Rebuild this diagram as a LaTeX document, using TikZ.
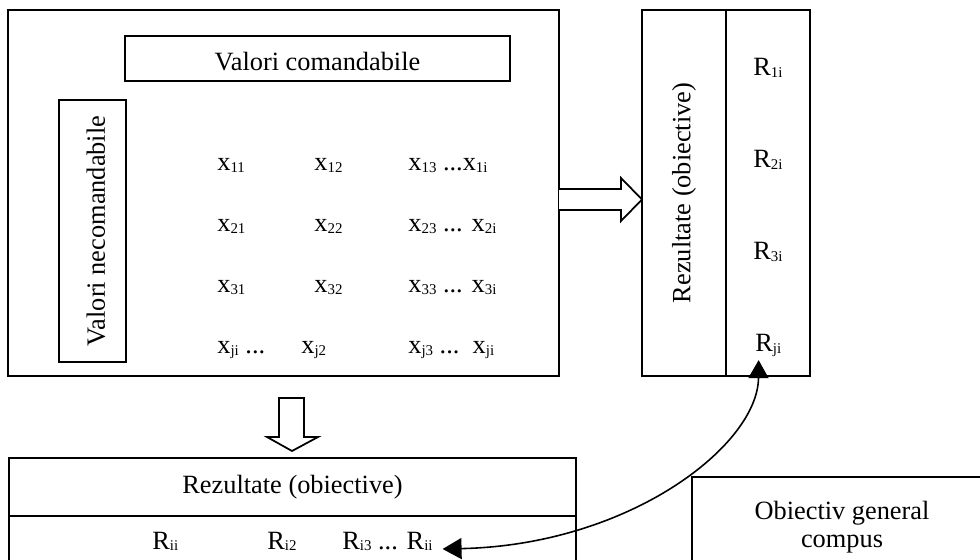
\documentclass[tikz,border=0pt]{standalone}
\usepackage{fontspec}
\setmainfont{Liberation Serif}
\usetikzlibrary{arrows.meta, positioning}
\newcommand{\sbs}[1]{\raisebox{-1.1pt}{\fontsize{8.5}{9}\selectfont #1}}

\begin{document}
\begin{tikzpicture}[x = 0.02cm, y = -0.02cm,
        every node/.style = {font = \fontsize{15}{16}\selectfont},
        box/.style = {draw, line width = 1pt, inner sep = 0pt, outer sep = 0pt},
        lowtext/.style = {text height = 14pt, text depth = 0pt},
        cell/.style = {anchor = base west, inner sep = 0pt},
        hollow/.style = {draw, line width = 1pt, fill = white, line join = miter}]

        \useasboundingbox (0, 0) rectangle (980, 560);
        \clip (0, 0) rectangle (980, 560);

        % values
        \node [box, minimum width = 11.02cm, minimum height = 7.32cm] (matrice) at (283.5, 193) {};
        \node [box, lowtext, minimum width = 7.7cm, minimum height = 0.9cm] (comand) at (317.5, 58.5) {Valori comandabile};
        \node [box, lowtext, rotate = 90, minimum width = 5.24cm, minimum height = 1.34cm] (necomand) at (92.5, 231) {Valori necomandabile};

        \node [cell] (x11) at (217, 171) {x\sbs{11}};
        \node [cell] (x12) at (314, 171) {x\sbs{12}};
        \node [cell] (x1i) at (408, 171) {x\sbs{13} ...x\sbs{1i}};
        \node [cell] (x21) at (217, 232) {x\sbs{21}};
        \node [cell] (x22) at (314, 232) {x\sbs{22}};
        \node [cell] (x2i) at (408, 232) {x\sbs{23} ... x\sbs{2i}};
        \node [cell] (x31) at (217, 293) {x\sbs{31}};
        \node [cell] (x32) at (314, 293) {x\sbs{32}};
        \node [cell] (x3i) at (408, 293) {x\sbs{33} ... x\sbs{3i}};
        \node [cell] (xj1) at (217, 354) {x\sbs{ji} ...};
        \node [cell] (xj2) at (301, 354) {x\sbs{j2}};
        \node [cell] (xji) at (408, 354) {x\sbs{j3} ...\ \ x\sbs{ji}};

        % results, vertical
        \node [box, rotate = 90, minimum width = 7.32cm, minimum height = 1.68cm] (rezv) at (684, 193) {Rezultate (obiective)};
        \node [box, minimum width = 1.68cm, minimum height = 7.32cm] (coloana) at (768, 193) {};
        \node [cell] (r1i) at (753, 76) {R\sbs{1i}};
        \node [cell] (r2i) at (753, 168) {R\sbs{2i}};
        \node [cell] (r3i) at (753, 260) {R\sbs{3i}};
        \node [cell] (rji) at (755, 352) {R\sbs{ji}};

        % results, horizontal
        \node [box, minimum width = 11.34cm, minimum height = 1.16cm] (rezh) at (292.5, 487) {Rezultate (obiective)};
        \node [box, minimum width = 11.34cm, minimum height = 1.68cm, below = 0pt of rezh] (linie) {};
        \node [cell] (ri1) at (152, 549) {R\sbs{ii}};
        \node [cell] (ri2) at (267, 549) {R\sbs{i2}};
        \node [cell] (rii) at (342, 549) {R\sbs{i3} ... R\sbs{ii}};

        \node [box, minimum width = 6cm, minimum height = 2.46cm] (obiectiv) at (842, 538.5) {};
        \node [align = center, inner sep = 0pt] (general) at (842, 527) {Obiectiv general\\compus};

        \draw [hollow] (559, 189) -- (621, 189) -- (621, 178) -- (642, 199.5) -- (621, 221) -- (621, 210) -- (559, 210);
        \draw [hollow] (279, 398) -- (279, 437) -- (267, 437) -- (292, 451) -- (318, 437) -- (304, 437) -- (304, 398) -- cycle;

        \draw [line width = 0.9pt, {Triangle[length = 0.38cm, width = 0.42cm]}-{Triangle[length = 0.36cm, width = 0.4cm]}]
        ([xshift = 5.5pt] rii.base east) .. controls (630, 545) and (758, 445) .. ([xshift = -5.5pt, yshift = -1.5pt] rji.south);
    \end{tikzpicture}
\end{document}
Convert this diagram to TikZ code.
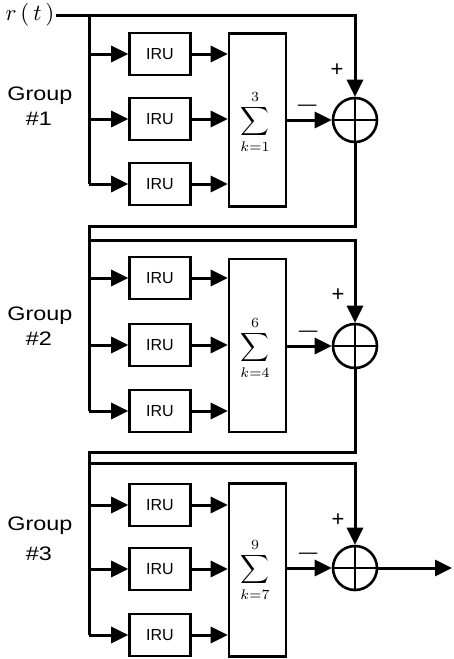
\documentclass[tikz,border=0pt]{standalone}
\usepackage{graphicx}
\usepackage{fontspec}
\setmainfont{Liberation Sans}
\newfontfamily\grpfont[FakeStretch=1.2]{Liberation Sans}
\usetikzlibrary{arrows.meta}
\newcommand{\bigsum}[2]{\scalebox{2.0}{$\displaystyle\sum_{k=#1}^{#2}$}}
\newcommand{\minussign}{\scalebox{1.5}{$-$}}
\begin{document}
\begin{tikzpicture}[x=1pt,y=-1pt,line width=3pt,
  arr/.style={-{Triangle[length=17pt,width=16pt]}},
  iru/.style={draw,line width=2.6pt,minimum width=61pt,minimum height=42pt,inner sep=0pt,font=\fontsize{16}{16}\selectfont},
  sumbox/.style={draw,line width=2.6pt,minimum width=57pt,minimum height=173pt,inner sep=0pt},
  adder/.style={draw,circle,line width=2.6pt,minimum size=44pt,inner sep=0pt},
  lbl/.style={font=\grpfont\fontsize{19.5}{20}\selectfont,anchor=base,inner sep=0pt},
  sign/.style={font=\fontsize{22}{22}\selectfont,inner sep=0pt}]
\useasboundingbox (0,0) rectangle (453,659);

% input
\node[inner sep=0pt] (rt) at (30,15) {\scalebox{2.3}{$r\,(\,t\,)$}};
\coordinate (bus1b) at (89,184);

% group labels
\node[lbl] (g1) at (40,100) {Group};
\node[lbl] (n1) at (39,125) {\#1};
\node[lbl] (g2) at (40,320) {Group};
\node[lbl] (n2) at (39,345) {\#2};
\node[lbl] (g3) at (40,530) {Group};
\node[lbl] (n3) at (39,560) {\#3};

% group 1
\node[iru] (a1) at (160,54) {IRU};
\node[iru] (a2) at (160,119) {IRU};
\node[iru] (a3) at (160,184) {IRU};
\node[sumbox] (s1) at (257.5,120) {};
\node[inner sep=0pt] (e1) at (255,122) {\bigsum{1}{3}};
\node[adder] (c1) at (355,120) {};
\coordinate (s1a) at (s1.west |- a1);
\coordinate (s1b) at (s1.west |- a2);
\coordinate (s1c) at (s1.west |- a3);
\coordinate (top1) at (rt.east -| c1.north);
\coordinate (bus1a) at (rt.east -| bus1b);

% group 2
\node[iru] (b1) at (160,278) {IRU};
\node[iru] (b2) at (160,345) {IRU};
\node[iru] (b3) at (160,411) {IRU};
\node[sumbox] (s2) at (257.5,345.5) {};
\node[inner sep=0pt] (e2) at (255,348) {\bigsum{4}{6}};
\node[adder] (c2) at (355,346) {};
\coordinate (s2a) at (s2.west |- b1);
\coordinate (s2b) at (s2.west |- b2);
\coordinate (s2c) at (s2.west |- b3);

% group 3
\node[iru] (d1) at (160,505) {IRU};
\node[iru] (d2) at (160,569) {IRU};
\node[iru] (d3) at (160,635) {IRU};
\node[sumbox] (s3) at (257.5,570) {};
\node[inner sep=0pt] (e3) at (255,570) {\bigsum{7}{9}};
\node[adder] (c3) at (355,568) {};
\coordinate (s3a) at (s3.west |- d1);
\coordinate (s3b) at (s3.west |- d2);
\coordinate (s3c) at (s3.west |- d3);

% plus crosses
\foreach \c in {c1,c2,c3}{
  \draw[line width=2.6pt] (\c.north) -- (\c.south);
  \draw[line width=2.6pt] (\c.west) -- (\c.east);
}

% signs
\node[sign] (p1) at (337,70) {+};
\node[sign] (m1) at (308,106) {\minussign};
\node[sign] (p2) at (338,295) {+};
\node[sign] (m2) at (309,332) {\minussign};
\node[sign] (p3) at (338,520) {+};
\node[sign] (m3) at (309,554) {\minussign};

% group 1 wiring
\draw[arr] (rt.east) -- (top1) -- (c1.north);
\draw (bus1a) -- (bus1b);
\draw[arr] (bus1a |- a1) -- (a1.west);
\draw[arr] (bus1a |- a2) -- (a2.west);
\draw[arr] (bus1a |- a3) -- (a3.west);
\draw[arr] (a1.east) -- (s1a);
\draw[arr] (a2.east) -- (s1b);
\draw[arr] (a3.east) -- (s1c);
\draw[arr] (s1.east |- c1) -- (c1.west);

% feedback 1 -> group 2
\coordinate (f1r) at (355,226);
\coordinate (f1l) at (89,226);
\coordinate (bus2b) at (89,411);
\coordinate (t2l) at (89,240);
\coordinate (t2r) at (355,240);
\draw (c1.south) -- (f1r) -- (f1l) -- (bus2b);
\draw[arr] (t2l) -- (t2r) -- (c2.north);
\draw[arr] (f1l |- b1) -- (b1.west);
\draw[arr] (f1l |- b2) -- (b2.west);
\draw[arr] (f1l |- b3) -- (b3.west);
\draw[arr] (b1.east) -- (s2a);
\draw[arr] (b2.east) -- (s2b);
\draw[arr] (b3.east) -- (s2c);
\draw[arr] (s2.east |- c2) -- (c2.west);

% feedback 2 -> group 3
\coordinate (f2r) at (355,452);
\coordinate (f2l) at (89,452);
\coordinate (bus3b) at (89,635);
\coordinate (t3l) at (89,463);
\coordinate (t3r) at (355,463);
\draw (c2.south) -- (f2r) -- (f2l) -- (bus3b);
\draw[arr] (t3l) -- (t3r) -- (c3.north);
\draw[arr] (f2l |- d1) -- (d1.west);
\draw[arr] (f2l |- d2) -- (d2.west);
\draw[arr] (f2l |- d3) -- (d3.west);
\draw[arr] (d1.east) -- (s3a);
\draw[arr] (d2.east) -- (s3b);
\draw[arr] (d3.east) -- (s3c);
\draw[arr] (s3.east |- c3) -- (c3.west);

% output
\coordinate (out) at (452,568);
\draw[arr] (c3.east) -- (out);
\end{tikzpicture}
\end{document}
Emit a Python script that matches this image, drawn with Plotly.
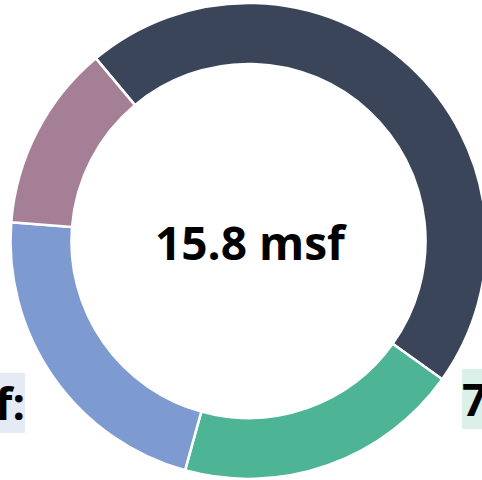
import plotly.graph_objects as go

# Data
categories = ["Dark", "Green", "Blue", "Mauve"]
values_msf = [7.26, 3.07, 3.47, 2.0]
slice_colors = ["#3b4559", "#4db595", "#7e9bd1", "#a57f96"]
total_label = "15.8 msf"
left_label = "3.5 msf:"
right_label = "7.3 msf"

W, H = 497, 480

fig = go.Figure()
fig.add_trace(go.Pie(
    labels=categories,
    values=values_msf,
    hole=0.744,
    sort=False,
    direction="clockwise",
    rotation=320.1,
    textinfo="none",
    hoverinfo="label+value",
    marker=dict(colors=slice_colors, line=dict(color="#ffffff", width=2.5)),
    domain=dict(x=[0, 1], y=[0.0022, 0.9938]),
    showlegend=False,
))

fig.add_annotation(
    x=251 / W, y=1 - 242 / H, xref="paper", yref="paper",
    text=f"<b>{total_label}</b>", showarrow=False,
    font=dict(family="Open Sans", size=46, color="#000000"),
    xanchor="center", yanchor="middle",
)
fig.add_annotation(
    x=25 / W, y=1 - 402.5 / H, xref="paper", yref="paper",
    text=f"<b>{left_label}</b>", showarrow=False,
    font=dict(family="Open Sans", size=44, color="#000000"),
    xanchor="right", yanchor="middle",
    bgcolor="#e5eaf5", borderpad=0, borderwidth=0,
)
fig.add_annotation(
    x=462 / W, y=1 - 399 / H, xref="paper", yref="paper",
    text=f"<b>{right_label}</b>", showarrow=False,
    font=dict(family="Open Sans", size=44, color="#000000"),
    xanchor="left", yanchor="middle",
    bgcolor="#daf0e9", borderpad=0, borderwidth=0,
)

fig.update_layout(
    width=W, height=H,
    margin=dict(l=0, r=0, t=0, b=0),
    paper_bgcolor="#ffffff",
    plot_bgcolor="#ffffff",
)

fig.write_html(
    "out.html",
    post_script="document.documentElement.style.overflow='hidden';document.body.style.overflow='hidden';document.body.style.margin='0';",
)
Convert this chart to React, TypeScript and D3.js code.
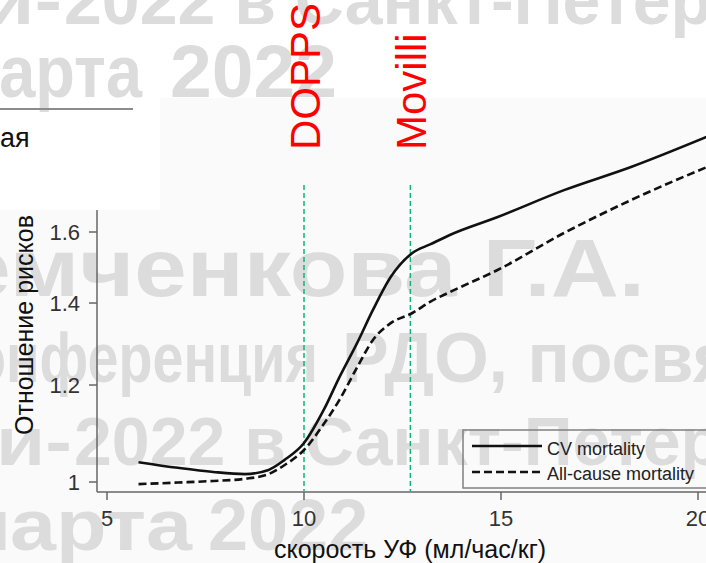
import React from "react";
import * as d3 from "d3";

// ultrafiltration rate (ml/h/kg) and hazard ratios
const ufRate = [5.8, 6.8, 7.7, 8.5, 9.1, 9.5, 10.0, 10.5, 10.9, 11.35, 11.75, 12.2, 12.75, 13.2, 13.7, 14.9, 16.6, 18.3, 20.3];
const cvMortality = [1.038, 1.027, 1.019, 1.015, 1.023, 1.042, 1.076, 1.145, 1.218, 1.299, 1.382, 1.47, 1.538, 1.563, 1.591, 1.645, 1.731, 1.808, 1.918];
const allCauseMortality = [0.996, 0.999, 1.002, 1.006, 1.015, 1.032, 1.062, 1.115, 1.167, 1.241, 1.306, 1.348, 1.374, 1.403, 1.429, 1.489, 1.597, 1.699, 1.812];

const xTickValues = [5, 10, 15, 20];
const yTickValues = [1, 1.2, 1.4, 1.6];

const refNames = ["DOPPS", "Movilli"];
const refRates = [10, 12.7];

const legendLabels = ["CV mortality", "All-cause mortality"];

const FONT = "'Liberation Sans', Arial, Helvetica, sans-serif";

export default function App() {
  const W = 706;
  const H = 563;
  const left = 97;
  const bottom = 492;
  const top = 210;

  const x = d3.scaleLinear().domain([5, 20]).range([107, 698]);
  const y = d3.scaleLog().domain([1, 1.6]).range([482, 232]);

  const makeLine = (vals: number[]) =>
    d3
      .line<number>()
      .x((d, i) => x(ufRate[i]))
      .y((d) => y(d))
      .curve(d3.curveMonotoneX)(vals) || "";

  // background watermark of the slide (len = stretched width where the piece is squeezed)
  const wm: { t: string; x: number; y: number; s: number; a: string; len?: number }[] = [
    { t: "ки-", x: -58, y: 24, s: 68, a: "start", len: 120 },
    { t: "2022 в Санкт-Петербурге", x: 64, y: 24, s: 68, a: "start" },
    { t: "марта", x: -48, y: 97, s: 75, a: "start", len: 190 },
    { t: "2022", x: 170, y: 97, s: 75, a: "start" },
    { t: "Демченкова Г.А.", x: -110, y: 296, s: 82, a: "start", len: 755 },
    { t: "Конференция", x: -62, y: 382, s: 70, a: "start", len: 380 },
    { t: "РДО, посвящённая", x: 342, y: 382, s: 70, a: "start" },
    { t: "ки-", x: -44, y: 465, s: 68, a: "start", len: 116 },
    { t: "2022 в Санкт-Петербурге", x: 74, y: 465, s: 68, a: "start" },
    { t: "марта", x: -50, y: 550, s: 72, a: "start", len: 242 },
    { t: "2022", x: 208, y: 550, s: 72, a: "start" },
  ];

  return (
    <svg
      width={W}
      height={H}
      style={{ position: "absolute", left: 0, top: 0, background: "#fff" }}
      fontFamily={FONT}
    >
      <defs>
        <clipPath id="ytitle-clip">
          <rect x={0} y={top} width={100} height={H - top} />
        </clipPath>
      </defs>

      <path d={`M0,${top}H${W}V${H}H0Z M160,98H${W}V${top}H160Z`} fill="#fafafa" />

      <g fill="#dcdcdc" fontWeight="bold">
        {wm.map((w, i) => (
          <text
            key={i}
            x={w.x}
            y={w.y}
            fontSize={w.s}
            textAnchor={w.a}
            textLength={w.len}
            lengthAdjust={w.len ? "spacingAndGlyphs" : undefined}
          >
            {w.t}
          </text>
        ))}
      </g>

      {/* slide fragment in the top-left */}
      <line x1={0} x2={133} y1={109} y2={109} stroke="#8c8c8c" strokeWidth={2} />
      <text x={0} y={147} fontSize={27} fill="#111">
        ая
      </text>

      {/* axes */}
      <g stroke="#666" strokeWidth={1.5}>
        <line x1={left} x2={left} y1={top} y2={bottom} />
        <line x1={left} x2={W} y1={bottom} y2={bottom} />
        {yTickValues.map((v) => (
          <line key={v} x1={left - 8} x2={left} y1={y(v)} y2={y(v)} />
        ))}
        {xTickValues.map((v) => (
          <line key={v} x1={x(v)} x2={x(v)} y1={bottom} y2={bottom + 8} />
        ))}
      </g>
      <g fontSize={22} fill="#333">
        {yTickValues.map((v) => (
          <text key={v} x={80} y={y(v)} dy="0.36em" textAnchor="end">
            {String(v)}
          </text>
        ))}
        {xTickValues.map((v) => (
          <text key={v} x={x(v)} y={526} textAnchor="middle">
            {v}
          </text>
        ))}
      </g>
      <text x={410} y={558} fontSize={25} textAnchor="middle" fill="#111">
        скорость УФ (мл/час/кг)
      </text>
      <g clipPath="url(#ytitle-clip)">
        <text transform="translate(33,435) rotate(-90)" fontSize={25} fill="#111">
          Отношение рисков
        </text>
      </g>

      {/* reference lines */}
      {refRates.map((r, i) => (
        <g key={refNames[i]}>
          <line
            x1={x(r)}
            x2={x(r)}
            y1={185}
            y2={bottom - 1}
            stroke="#14b07f"
            strokeWidth={1.5}
            strokeDasharray="5,3"
          />
          <text
            transform={`translate(${x(r) + 16},150) rotate(-90)`}
            fontSize={42}
            fill="#ff0000"
          >
            {refNames[i]}
          </text>
        </g>
      ))}

      {/* curves */}
      <path d={makeLine(cvMortality)} fill="none" stroke="#111" strokeWidth={2.6} />
      <path
        d={makeLine(allCauseMortality)}
        fill="none"
        stroke="#111"
        strokeWidth={2.6}
        strokeDasharray="8,4"
      />

      {/* legend */}
      <rect x={463} y={430} width={270} height={58} fill="none" stroke="#808080" strokeWidth={1.5} />
      {legendLabels.map((l, i) => (
        <g key={l}>
          <line
            x1={472}
            x2={542}
            y1={446 + i * 26}
            y2={446 + i * 26}
            stroke="#111"
            strokeWidth={2.6}
            strokeDasharray={i === 1 ? "8,4" : undefined}
          />
          <text x={547} y={455 + i * 25} fontSize={18} fill="#222">
            {l}
          </text>
        </g>
      ))}
    </svg>
  );
}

### Given request
The string "Convert" may appear in lines of the listing above; tally those lines and give the number only.

### Solution below
2